Without choosing to forgive and heal, we often become bitter. So our choice is bitter or better. It is a choice and only we can make it. I was talking to a person who had been sexual, mentally and emotional abused. She was deeply struggling to recover and heal from trauma. The pain in her eyes was over flowing with tears. The hurt seemed unbearable. I felt it with her. It is overwhelming her and seemed like it would never end.

She said, “I can’t forgive that thing. He did horrible things to me, horrible. I haven’t told you about some of the worst. I can’t speak the words yet. My doctor is worried about me having diabetes. I can’t keep going like this but I can’t forgive. If I forgive, he wins! He can’t win I have worked too hard to win and stay angry so he never gets control again, never. But I can’t keep staying in this pain, it is torture.”

Becoming bitterness is the process that takes our hurt, anger, despair and fear and changing our Internal Frame of Reference. The internal frame of reference is a philosophical concept. It is the view we have of ourselves and the world that was developed and came from our many experiences in life from people, situations, experiences, traumas, etc. It is how I decide to feel and think about it about me and the world I live in. Often victims start as happy, loving children who after being traumatized change to depressed, fearful and angry children/adults. This is a shift in their internal frame of reference.

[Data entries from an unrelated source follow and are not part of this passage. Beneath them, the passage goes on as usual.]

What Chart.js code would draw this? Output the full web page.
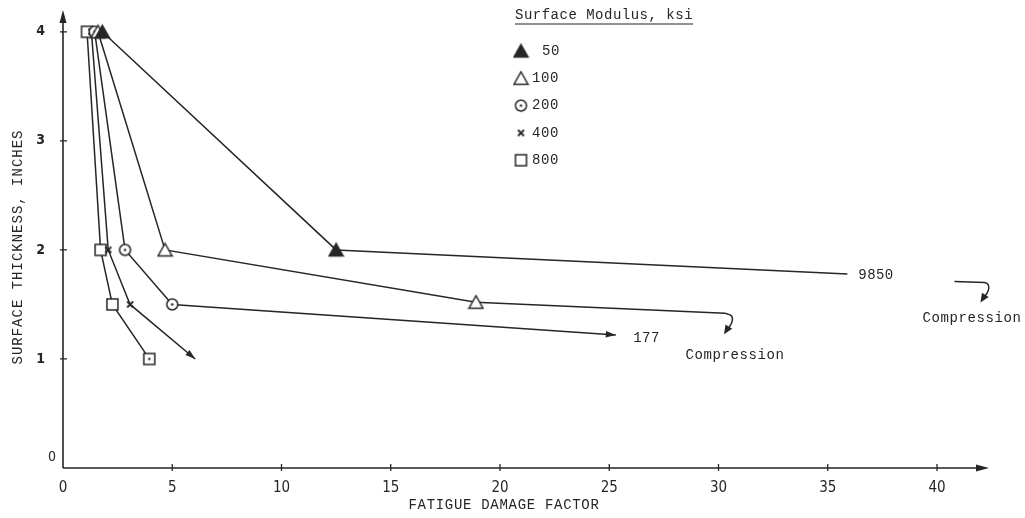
<!DOCTYPE html>
<html>
<head>
<meta charset="utf-8">
<title>Fatigue damage factor vs surface thickness</title>
<script src="https://cdn.jsdelivr.net/npm/chart.js@4/dist/chart.umd.min.js"></script>
<style>
  html, body { margin: 0; padding: 0; background: #fff; }
  #wrap { width: 1025px; height: 518px; }
</style>
</head>
<body>
<div id="wrap"><canvas id="chart" width="1025" height="518"></canvas></div>
<script>
// --- data ---
const xTicks = [0, 5, 10, 15, 20, 25, 30, 35, 40];
const yTicks = [0, 1, 2, 3, 4];

// surface modulus 50 ksi (filled triangle), last point = line running off toward 9850
const fdf50 = [1.8, 12.5, 35.9];
const thk50 = [4, 2, 1.78];
// 100 ksi (open triangle), ends in compression
const fdf100 = [1.6, 4.67, 18.9, 30.3];
const thk100 = [4, 2, 1.52, 1.42];
// 200 ksi (circle), arrow toward 177
const fdf200 = [1.45, 2.84, 5.0, 25.3];
const thk200 = [4, 2, 1.5, 1.22];
// 400 ksi (x)
const fdf400 = [1.3, 2.07, 3.07, 6.05];
const thk400 = [4, 2, 1.5, 1.0];
// 800 ksi (square)
const fdf800 = [1.1, 1.72, 2.26, 3.95];
const thk800 = [4, 2, 1.5, 1.0];

const legendLabels = ['50', '100', '200', '400', '800'];

const INK = '#262626';
const MONO = '"Liberation Mono", "DejaVu Sans Mono", monospace';
const NARROW = '"DejaVu Sans Condensed", "Liberation Sans Narrow", "Liberation Sans", sans-serif';

// ---- marker images ----
function makeMarker(kind) {
    const c = document.createElement('canvas');
    const s = kind.indexOf('tri') === 0 ? 17 : 15;
    c.width = s; c.height = s;
    const g = c.getContext('2d');
    g.strokeStyle = INK;
    g.fillStyle = '#fff';
    g.lineWidth = 1.5;
    const m = s / 2;
    if (kind === 'triFilled' || kind === 'triOpen') {
        g.beginPath();
        g.moveTo(m, 2);
        g.lineTo(s - 1.5, s - 2.5);
        g.lineTo(1.5, s - 2.5);
        g.closePath();
        if (kind === 'triFilled') { g.fillStyle = INK; }
        g.fill();
        g.stroke();
    } else if (kind === 'circle') {
        g.beginPath();
        g.arc(m, m, 5.5, 0, Math.PI * 2);
        g.fill(); g.stroke();
        g.beginPath();
        g.fillStyle = INK;
        g.arc(m, m, 1.2, 0, Math.PI * 2);
        g.fill();
    } else if (kind === 'square' || kind === 'squareDot') {
        g.beginPath();
        g.rect(2, 2, s - 4, s - 4);
        g.fill(); g.stroke();
        if (kind === 'squareDot') {
            g.beginPath();
            g.fillStyle = INK;
            g.arc(m, m, 1.2, 0, Math.PI * 2);
            g.fill();
        }
    } else if (kind === 'cross') {
        g.lineWidth = 1.8;
        g.beginPath();
        g.moveTo(m - 3, m - 3); g.lineTo(m + 3, m + 3);
        g.moveTo(m + 3, m - 3); g.lineTo(m - 3, m + 3);
        g.stroke();
    }
    return c;
}

const mk = {
    triFilled: makeMarker('triFilled'),
    triOpen: makeMarker('triOpen'),
    circle: makeMarker('circle'),
    cross: makeMarker('cross'),
    square: makeMarker('square'),
    squareDot: makeMarker('squareDot')
};
const legendMarkers = [mk.triFilled, mk.triOpen, mk.circle, mk.cross, mk.square];

function series(xs, ys, styles, radii) {
    return {
        data: xs.map((x, i) => ({ x: x, y: ys[i] })),
        showLine: true,
        borderColor: INK,
        borderWidth: 1.5,
        pointStyle: styles,
        pointRadius: radii,
        pointHoverRadius: radii,
        fill: false,
        tension: 0
    };
}

// ---- helpers for drawing ----
function arrowHead(ctx, x, y, ang, len, half) {
    ctx.save();
    ctx.translate(x, y);
    ctx.rotate(ang);
    ctx.beginPath();
    ctx.moveTo(0, 0);
    ctx.lineTo(-len, -half);
    ctx.lineTo(-len, half);
    ctx.closePath();
    ctx.fill();
    ctx.restore();
}

function curl(ctx, x0, y0, run) {
    // horizontal stroke that hooks downward into an arrow
    const x1 = x0 + run;
    ctx.beginPath();
    ctx.moveTo(x0, y0);
    ctx.lineTo(x1, y0 + 1);
    ctx.bezierCurveTo(x1 + 7, y0 + 2, x1 + 5, y0 + 11, x1 - 2, y0 + 17);
    ctx.stroke();
    arrowHead(ctx, x1 - 4, y0 + 21, Math.PI * 0.68, 9, 4);
}

function spacedText(ctx, txt, x, y, spacing, align) {
    ctx.save();
    ctx.letterSpacing = spacing + 'px';
    ctx.textAlign = align || 'left';
    ctx.fillText(txt, x, y);
    ctx.restore();
}

const decor = {
    id: 'decor',
    afterDatasetsDraw(chart) {
        const ctx = chart.ctx;
        const xs = chart.scales.x, ys = chart.scales.y;
        const a = chart.chartArea;
        const x0 = xs.getPixelForValue(0), y0 = ys.getPixelForValue(0);
        ctx.save();
        ctx.strokeStyle = INK;
        ctx.fillStyle = INK;
        ctx.lineWidth = 1.6;

        // axes with arrow heads
        ctx.beginPath();
        ctx.moveTo(x0, y0); ctx.lineTo(x0, a.top + 6);
        ctx.moveTo(x0, y0); ctx.lineTo(a.right - 6, y0);
        ctx.stroke();
        arrowHead(ctx, x0, a.top, -Math.PI / 2, 13, 3.5);
        arrowHead(ctx, a.right, y0, 0, 13, 3.5);

        // crossing tick marks
        ctx.lineWidth = 1.3;
        ctx.beginPath();
        xTicks.forEach(v => {
            if (v === 0) return;
            const px = xs.getPixelForValue(v);
            ctx.moveTo(px, y0 - 4); ctx.lineTo(px, y0 + 3);
        });
        yTicks.forEach(v => {
            if (v === 0) return;
            const py = ys.getPixelForValue(v);
            ctx.moveTo(x0 - 3, py); ctx.lineTo(x0 + 4, py);
        });
        ctx.stroke();

        // zero on the y axis sits just above the origin
        ctx.font = '14px ' + NARROW;
        ctx.textAlign = 'center';
        ctx.textBaseline = 'middle';
        ctx.fillText('0', x0 - 11, y0 - 11);

        // axis titles
        ctx.font = '14px ' + MONO;
        spacedText(ctx, 'FATIGUE DAMAGE FACTOR', 504, 505, 0.7, 'center');
        ctx.save();
        ctx.translate(18, 247);
        ctx.rotate(-Math.PI / 2);
        spacedText(ctx, 'SURFACE THICKNESS, INCHES', 0, 0, 1.0, 'center');
        ctx.restore();

        // arrow heads at ends of open-ended lines
        [[fdf200, thk200], [fdf400, thk400]].forEach(([fx, ty]) => {
            const n = fx.length;
            const px1 = xs.getPixelForValue(fx[n - 1]), py1 = ys.getPixelForValue(ty[n - 1]);
            const px0 = xs.getPixelForValue(fx[n - 2]), py0 = ys.getPixelForValue(ty[n - 2]);
            arrowHead(ctx, px1, py1, Math.atan2(py1 - py0, px1 - px0), 10, 3.2);
        });

        // compression hooks
        ctx.lineWidth = 1.5;
        curl(ctx, xs.getPixelForValue(fdf100[3]), ys.getPixelForValue(thk100[3]), 3);
        curl(ctx, xs.getPixelForValue(40.8), ys.getPixelForValue(1.71), 30);

        // annotations
        ctx.font = '14px ' + MONO;
        ctx.textBaseline = 'middle';
        spacedText(ctx, '9850', xs.getPixelForValue(36.4), ys.getPixelForValue(1.77), 0.4, 'left');
        spacedText(ctx, '177', xs.getPixelForValue(26.1), ys.getPixelForValue(1.19), 0.4, 'left');
        spacedText(ctx, 'Compression', xs.getPixelForValue(30.75), ys.getPixelForValue(1.03), 0.6, 'center');
        spacedText(ctx, 'Compression', xs.getPixelForValue(41.6), ys.getPixelForValue(1.37), 0.6, 'center');

        // legend
        ctx.font = '14px ' + MONO;
        ctx.textBaseline = 'middle';
        spacedText(ctx, 'Surface Modulus, ksi', 515, 15, 0.5, 'left');
        ctx.lineWidth = 1.2;
        ctx.beginPath();
        ctx.moveTo(515, 24); ctx.lineTo(693, 24);
        ctx.stroke();
        legendLabels.forEach((lab, i) => {
            const ly = 51 + i * 27.3;
            const img = legendMarkers[i];
            ctx.drawImage(img, 521 - img.width / 2, ly - img.height / 2);
            spacedText(ctx, lab, i === 0 ? 542 : 532, ly, 0.6, 'left');
        });
        ctx.restore();
    }
};

new Chart(document.getElementById('chart'), {
    type: 'scatter',
    data: {
        datasets: [
            series(fdf50, thk50, [mk.triFilled, mk.triFilled, mk.triFilled], [6, 6, 0]),
            series(fdf100, thk100, [mk.triOpen, mk.triOpen, mk.triOpen, mk.triOpen], [6, 6, 6, 0]),
            series(fdf200, thk200, [mk.circle, mk.circle, mk.circle, mk.circle], [6, 6, 6, 0]),
            series(fdf400, thk400, [mk.cross, mk.cross, mk.cross, mk.cross], [4, 4, 4, 0]),
            series(fdf800, thk800, [mk.square, mk.square, mk.square, mk.squareDot], [6, 6, 6, 6])
        ]
    },
    options: {
        responsive: false,
        animation: false,
        events: [],
        layout: { padding: { left: 0, right: 36, top: 10, bottom: 0 } },
        plugins: { legend: { display: false }, tooltip: { enabled: false } },
        scales: {
            x: {
                type: 'linear',
                min: 0,
                max: 42.38,
                afterBuildTicks: s => { s.ticks = xTicks.map(v => ({ value: v })); },
                afterFit: s => { s.height = 50; s.paddingLeft = 0; s.paddingRight = 0; },
                grid: { display: false, drawTicks: false },
                border: { display: false },
                ticks: {
                    padding: 11,
                    color: INK,
                    font: { family: NARROW, size: 15 },
                    maxRotation: 0
                }
            },
            y: {
                type: 'linear',
                min: 0,
                max: 4.2,
                afterBuildTicks: s => { s.ticks = yTicks.map(v => ({ value: v })); },
                afterFit: s => { s.width = 63; s.paddingTop = 0; s.paddingBottom = 0; },
                grid: { display: false, drawTicks: false },
                border: { display: false },
                ticks: {
                    padding: 18,
                    color: INK,
                    font: { family: NARROW, size: 14, weight: 'bold' },
                    callback: v => (v === 0 ? '' : String(v))
                }
            }
        }
    },
    plugins: [decor]
});
</script>
</body>
</html>
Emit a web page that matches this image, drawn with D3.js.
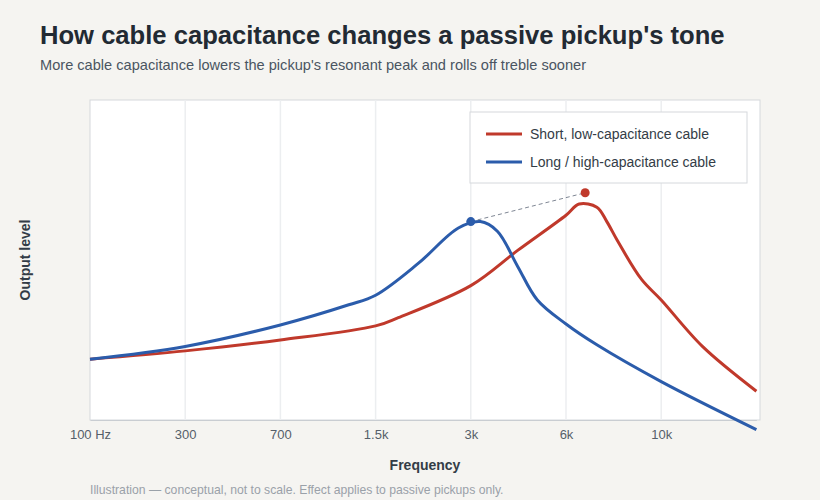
<!DOCTYPE html>
<html><head><meta charset="utf-8">
<script src="https://cdn.jsdelivr.net/npm/d3@7"></script>
<style>body{margin:0;background:#f5f4f1;font-family:"Liberation Sans",Arial,sans-serif}</style>
</head><body><svg id="c" width="820" height="500"></svg>
<script>
const tickFreqs=[100,300,700,1500,3000,6000,10000,20000];
const tickLabels=["100 Hz","300","700","1.5k","3k","6k","10k",""];
const redFreq=[100,300,700,1500,1770,3000,4220,6000,6440,7080,7470,7910,8990,10000,13500,20000];
const redLevel=[0.19,0.216,0.25,0.294,0.32,0.42,0.53,0.64,0.675,0.665,0.62,0.56,0.44,0.375,0.23,0.09];
const blueFreq=[100,300,700,1210,1500,2050,2740,3215,3640,4220,4870,6000,7080,10000,20000];
const blueLevel=[0.19,0.23,0.297,0.36,0.39,0.49,0.60,0.62,0.59,0.48,0.375,0.30,0.235,0.12,-0.03];
const peaks=[{f:3000,v:0.62,c:"#2b5cab"},{f:6650,v:0.71,c:"#c0392b"}];
const seriesNames=["Short, low-capacitance cable","Long / high-capacitance cable"];

const svg=d3.select("#c");
const L=90,R=760,T=100,B=420;
const x=d3.scaleLog().domain(tickFreqs).range(tickFreqs.map((d,i)=>L+i*95.2));
const y=d3.scaleLinear().domain([0,1]).range([B,T]);
svg.append("text").attr("x",40).attr("y",44).attr("font-size",25.6).attr("font-weight","bold").attr("fill","#222a33").text("How cable capacitance changes a passive pickup's tone");
svg.append("text").attr("x",40).attr("y",70).attr("font-size",14.6).attr("fill","#4a5561").text("More cable capacitance lowers the pickup's resonant peak and rolls off treble sooner");
svg.append("rect").attr("x",L).attr("y",T).attr("width",R-L).attr("height",B-T).attr("fill","#fff").attr("stroke","#d5d8dc");
svg.append("g").selectAll("line").data(tickFreqs.slice(1,7)).join("line")
 .attr("x1",d=>x(d)).attr("x2",d=>x(d)).attr("y1",T).attr("y2",B).attr("stroke","#eceef0").attr("stroke-width",1.5);
const ax=svg.append("g").attr("transform",`translate(0,${B})`).call(d3.axisBottom(x).tickValues(tickFreqs.slice(0,7)).tickFormat((d,i)=>tickLabels[i]).tickSize(0).tickPadding(10));
ax.select(".domain").attr("stroke","#c9cdd2");
ax.selectAll("text").attr("font-size",13).attr("fill","#555f6a").attr("font-family","Liberation Sans, Arial");
svg.append("text").attr("x",425).attr("y",470).attr("text-anchor","middle").attr("font-size",14).attr("font-weight","bold").attr("fill","#333c46").text("Frequency");
svg.append("text").attr("transform","translate(30,260) rotate(-90)").attr("text-anchor","middle").attr("font-size",14).attr("font-weight","bold").attr("fill","#333c46").text("Output level");
const line=d3.line().x(d=>x(d[0])).y(d=>y(d[1])).curve(d3.curveCatmullRom.alpha(0.5));
svg.append("path").attr("d",line(redFreq.map((f,i)=>[f,redLevel[i]]))).attr("fill","none").attr("stroke","#c0392b").attr("stroke-width",3);
svg.append("path").attr("d",line(blueFreq.map((f,i)=>[f,blueLevel[i]]))).attr("fill","none").attr("stroke","#2b5cab").attr("stroke-width",3);
svg.append("line").attr("x1",x(peaks[0].f)).attr("y1",y(peaks[0].v)).attr("x2",x(peaks[1].f)).attr("y2",y(peaks[1].v)).attr("stroke","#7f8794").attr("stroke-dasharray","4,3");
svg.selectAll("circle.p").data(peaks).join("circle").attr("cx",d=>x(d.f)).attr("cy",d=>y(d.v)).attr("r",4.5).attr("fill",d=>d.c);
const lg=svg.append("g");
lg.append("rect").attr("x",470).attr("y",112).attr("width",277).attr("height",71).attr("fill","#fff").attr("stroke","#d5d8dc");
seriesNames.forEach((n,i)=>{
 lg.append("line").attr("x1",486).attr("x2",522).attr("y1",134+i*28).attr("y2",134+i*28).attr("stroke",i?"#2b5cab":"#c0392b").attr("stroke-width",3);
 lg.append("text").attr("x",530).attr("y",139+i*28).attr("font-size",14).attr("fill","#333c46").text(n);
});
svg.append("text").attr("x",90).attr("y",494).attr("font-size",12.2).attr("fill","#9aa1a9").text("Illustration — conceptual, not to scale. Effect applies to passive pickups only.");
</script></body></html>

If I have been hurt and angry and see no way of getting out of it, or bent on vengeance, my internal frame of reference will see the world as out to hurt me or get me. I then may choice to avoid the pain by becoming aggressive, shy, class clown, bully, negative, bitter, etc. This behavior is how I have chosen to be in my world, often because I had to protect me. This is my Being in the World. How I behave is based on how I view the world, my internal frame of reference which influences my feelings, thought and behaviors, or Being in the World. Now you are philosophers!

John came into my office, upset, panicked and very angry. “I’ll never forgive him. He hurt me, he destroyed my life.” We had been working on forgiving his father for molesting him, father was now deceased. He understood intellectually that forgiveness was something he had to do for him. The hard part was he needed to feel the feelings of the betrayal to heal and forgive. He said “I understand it is for me! I get that! I hate it! Hate it! I won’t ever forgive him, may he rot in hell for what he did to me. I hate him.” He then began to cry with deep, painful sobs. He cried and cried. He yelled at him, cried some more…then when the deep anguishing tears were done, he became quiet. “I do forgive him, I loved him in spite of what he did to me. All I wanted was love from him. He called it “love” that it wasn’t for sure. I will never understand why he could do such a horrible thing to me, never. I don’t think he intended to ruin my life.”

John chose to forgive, so he could heal and let the deep anguishing pain go. “I had such a hard time letting go of the pain. I had tucked it away deep inside of me in a coffin-like box where it would stay forever. But it didn’t stay there. It keep changing my how I acted and I end up hurting others and myself. I coped the best I could but it always got out somehow.”

“I thought if I could stay angry and not forgive him then I could keep going. I kept going but I became angry, bitter and started hating my life and people around me. I tried and tried to change, but I had to let the deep pain go. I had to forgive. That made the difference.”